Pfizer's stock is trading down more than 10% this year (as of the end of last week), as it can't seem to catch a break. While its valuation is modest -- it trades at 17 times its trailing earnings -- concerns about healthcare reform and the company's future growth prospects have made investors uneasy about the business and investing in it.
But the healthcare company is still doing well and is on track to hit its guidance, which calls for revenue between $61 billion and $64 billion this year (comparable to how it did last year). It is also slashing costs to improve its bottom line. And it has been less than two years since it acquired oncology company Seagen, which may unlock more long-term growth for Pfizer in the future. Last year, the company also obtained approval from regulators for its first gene therapy in the U.S. -- Beqvez, a treatment for a genetic bleeding disorder.
There's some uncertainty and risk with Pfizer, but there are opportunities as well. And at such a modest valuation, now can be an excellent time to add it to your portfolio. Pfizer has been a big name in healthcare for decades, and I don't think that's likely to change anytime soon.
Realty Income
One dividend stock I think all income investors should consider owning is Realty Income. This is a real estate investment trust (REIT) that not only offers a high yield of 5.8%, but it also pays a dividend every month. There's no need to wait around for multiple months, as is the case with other dividend stocks; with Realty Income, you're getting a much more regular stream of cash flow.
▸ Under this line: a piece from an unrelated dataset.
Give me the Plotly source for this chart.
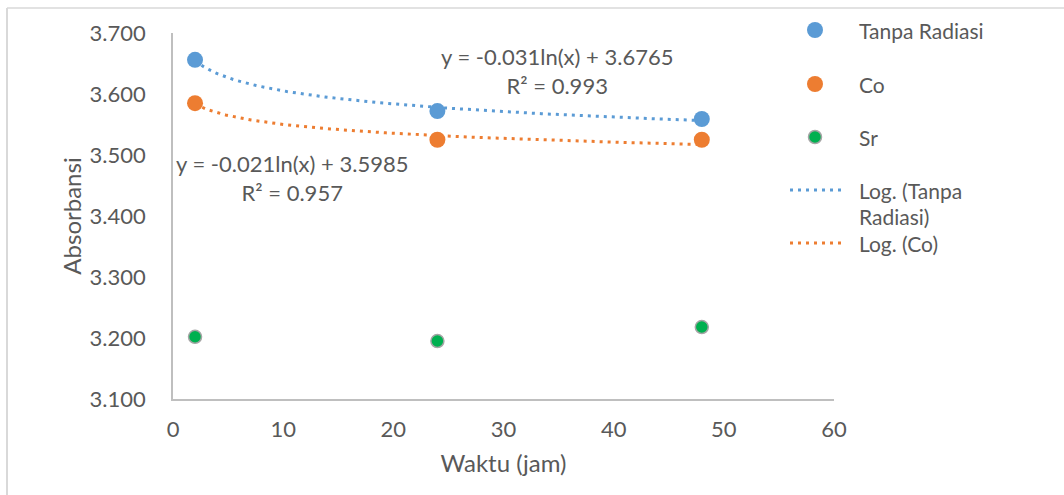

The REIT has a diverse mix of tenants, which makes it an ideal option for long-term investors. It's diversified across industries and geographies, with more than 1,500 clients across 91 industries.
The dividend remains well supported -- the REIT reported funds from operations (FFO) per share of $1.05 during the first three months of the year (versus $0.94 a year ago). That averages out to $0.35 per share per month, which is higher than the rate of its monthly dividend of $0.2685.
REITs use FFO to assess how much they can afford to pay in dividends, and with Realty Income's financials looking solid, there aren't any significant risks with its payout. Share prices of Realty Income are up 5% this year, and this can be a great income-generating investment to add to your portfolio for the long haul.
Bank of Nova Scotia
Rounding out this list of high-yielding dividend stocks is Canada-based Bank of Nova Scotia, also known as Scotiabank. At around 6%, that's a high payout for a top bank stock that is known for long-term stability. It declared its first dividend back in 1833 and has continued making regular payments since then.
The bank increased its provision for credit losses in its most recent quarter, in a sign of growing concern about macroeconomic conditions. Scotiabank's net income totaled over $2 billion Canadian dollars for the period ending April 30, which was nearly identical to its bottom line in the prior-year period. There are concerns about how the Canadian economy may perform in the near future due to tariffs, but in the grand scheme of things, that may prove to be a short-term concern for investors who are willing to hang on for years. Scotiabank's impressive track record and resilience over the years should inspire some confidence in the business.
The bank stock has increased its dividend by more than 22% in four years and can be an excellent option to hang on to for the long term. Not only can you collect a high yield today, but the dividend income you get from this investment can rise over the years.